The FFT of a sinc function is not a perfect rect, even in theory. The continuous Fourier Transform of a continuous and infinitely long sinc function is a perfect rect.
The only way you can get a perfect discretized rect as the output of the fft is to start with the ifft of a perfect rect.
4 commentaires
Paul
le 27 Juin 2022
To this answer, I would add that one period of the discrete time Fourier transform (DTFT) of a discrete and infinitely long sinc function is a perfect rect, but the DTFT of an infinitley long function cannot be computed numerically (at least I don't thing it can).
I thought it might be interesting to explore this statement a bit:
The only way you can get a perfect discretized rect as the output of the fft is to start with the ifft of a perfect rect.

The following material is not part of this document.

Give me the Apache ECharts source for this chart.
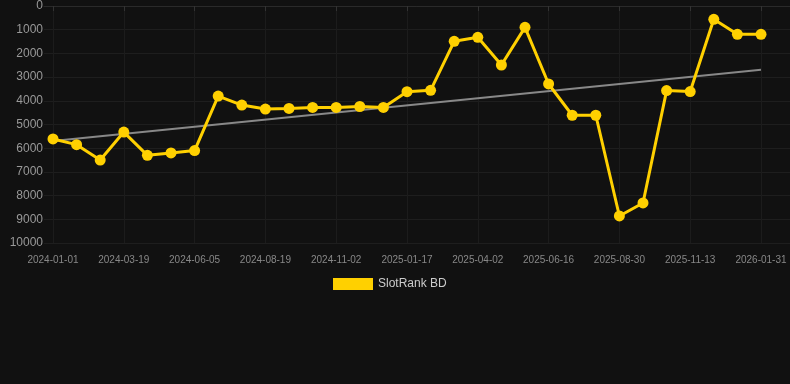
<!DOCTYPE html>
<html>
<head>
<meta charset="utf-8">
<style>
html,body{margin:0;padding:0;background:#111111;}
#c{width:790px;height:384px;}
</style>
<script src="https://cdn.jsdelivr.net/npm/echarts@6/dist/echarts.min.js"></script>
</head>
<body>
<div id="c"></div>
<script>
var categories = [
  '2024-01-01','2024-01-27','2024-02-22','2024-03-19','2024-04-14','2024-05-10','2024-06-05',
  '2024-06-30','2024-07-25','2024-08-19','2024-09-13','2024-10-08','2024-11-02','2024-11-27',
  '2024-12-23','2025-01-17','2025-02-11','2025-03-08','2025-04-02','2025-04-27','2025-05-22',
  '2025-06-16','2025-07-11','2025-08-05','2025-08-30','2025-09-24','2025-10-19','2025-11-13',
  '2025-12-09','2026-01-05','2026-01-31'
];
var rankValues = [
  5610, 5850, 6500, 5320, 6300, 6200, 6100,
  3800, 4180, 4350, 4320, 4280, 4280, 4240,
  4280, 3615, 3560, 1490, 1320, 2490, 900,
  3290, 4610, 4610, 8860, 8310, 3570, 3610,
  560, 1195, 1195
];
var trendValues = [[0, 5700], [30, 2690]];
var yTicks = [0, 1000, 2000, 3000, 4000, 5000, 6000, 7000, 8000, 9000, 10000];

var FONT = 'Liberation Sans';
var chart = echarts.init(document.getElementById('c'), null, {renderer: 'canvas'});
chart.setOption({
  backgroundColor: '#111111',
  animation: false,
  textStyle: {fontFamily: FONT},
  legend: {
    data: ['SlotRank BD'],
    left: 328,
    top: 273,
    icon: 'rect',
    itemWidth: 40,
    itemHeight: 12,
    itemGap: 6,
    textStyle: {color: '#cccccc', fontSize: 12, fontFamily: FONT}
  },
  grid: [
    {left: 44, right: 0, top: 6, bottom: 141},
    {left: 53, right: 29, top: 6, bottom: 141}
  ],
  xAxis: [
    {
      gridIndex: 0, type: 'value', min: 0, max: 1,
      axisLine: {show: true, lineStyle: {color: '#2a2a2a'}},
      axisTick: {show: false}, axisLabel: {show: false}, splitLine: {show: false}
    },
    {
      gridIndex: 1, type: 'category', data: categories, boundaryGap: false,
      axisLine: {show: false},
      axisTick: {show: true, interval: 2, length: 5, lineStyle: {color: '#333333'}},
      axisLabel: {interval: 2, color: '#888888', fontSize: 10, margin: 12, fontFamily: FONT},
      splitLine: {show: true, interval: 2, lineStyle: {color: '#1c1c1c', width: 1}}
    }
  ],
  yAxis: [
    {
      gridIndex: 0, type: 'value', inverse: true, min: yTicks[0], max: yTicks[yTicks.length - 1], interval: 1000,
      axisLine: {show: false}, axisTick: {show: false},
      axisLabel: {color: '#999999', fontSize: 12, margin: 1, fontFamily: FONT,
        formatter: function (v) { return String(v); }},
      splitLine: {show: true, lineStyle: {color: '#1e1e1e', width: 1}}
    },
    {
      gridIndex: 1, type: 'value', inverse: true, min: yTicks[0], max: yTicks[yTicks.length - 1], interval: 1000,
      axisLine: {show: false}, axisTick: {show: false}, axisLabel: {show: false}, splitLine: {show: false}
    }
  ],
  series: [
    {
      name: 'Trend', type: 'line', xAxisIndex: 1, yAxisIndex: 1,
      data: trendValues, symbol: 'none', z: 1,
      lineStyle: {color: '#888888', width: 2}
    },
    {
      name: 'SlotRank BD', type: 'line', xAxisIndex: 1, yAxisIndex: 1,
      data: rankValues, symbol: 'circle', symbolSize: 11, z: 3,
      itemStyle: {color: '#FFD000'},
      lineStyle: {color: '#FFD000', width: 3}
    }
  ]
});
</script>
</body>
</html>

Let's construct the DFT by sampling the rect function and assuming the samples at the edges are unity
n = -100:100;
N = numel(n);
X1 = 0*n;
an = 30;
X1(n>= -an & n <= an) = 1;
With these parameters, we have
a = 2*an/N; % 2*pi*an/N = pi*a;
The ifft of X1 is
x1 = fftshift(ifft(ifftshift(X1)));
The imaginary part of x1 is zero (no rounding error?)
max(abs(imag(x1)))
x1 looks a lot like a rectangular window of width N applied to a*sinc(a*n), but there are noticeable gaps, particularly toward the edges. Also, keep in mind that x1[n] = 0 for abs(n) > 100
figure
plot(n,x1,n,a*sinc(a*n))
Plot the difference between them
figure
plot(n,x1-a*sinc(a*n))
So not quite the window of a*sinc(a*n).
However, sampling the edges of the rect DTFT is a tricky business. It may be more appropirate to assign those values as 1/2.
X2 = X1;
X2(find(X2==1,1,'first')) = 1/2;
X2(find(X2==1,1,'last')) = 1/2;
x2 = fftshift(ifft(ifftshift(X2)));
max(abs(imag(x2)))
Now compare x2 and x1 to the the sinc
figure;
plot(n,x1-a*sinc(a*n),n,x2-a*sinc(a*n))
So x2 is a closer match to the windowed sinc, notably at lower times, but still not a sinc.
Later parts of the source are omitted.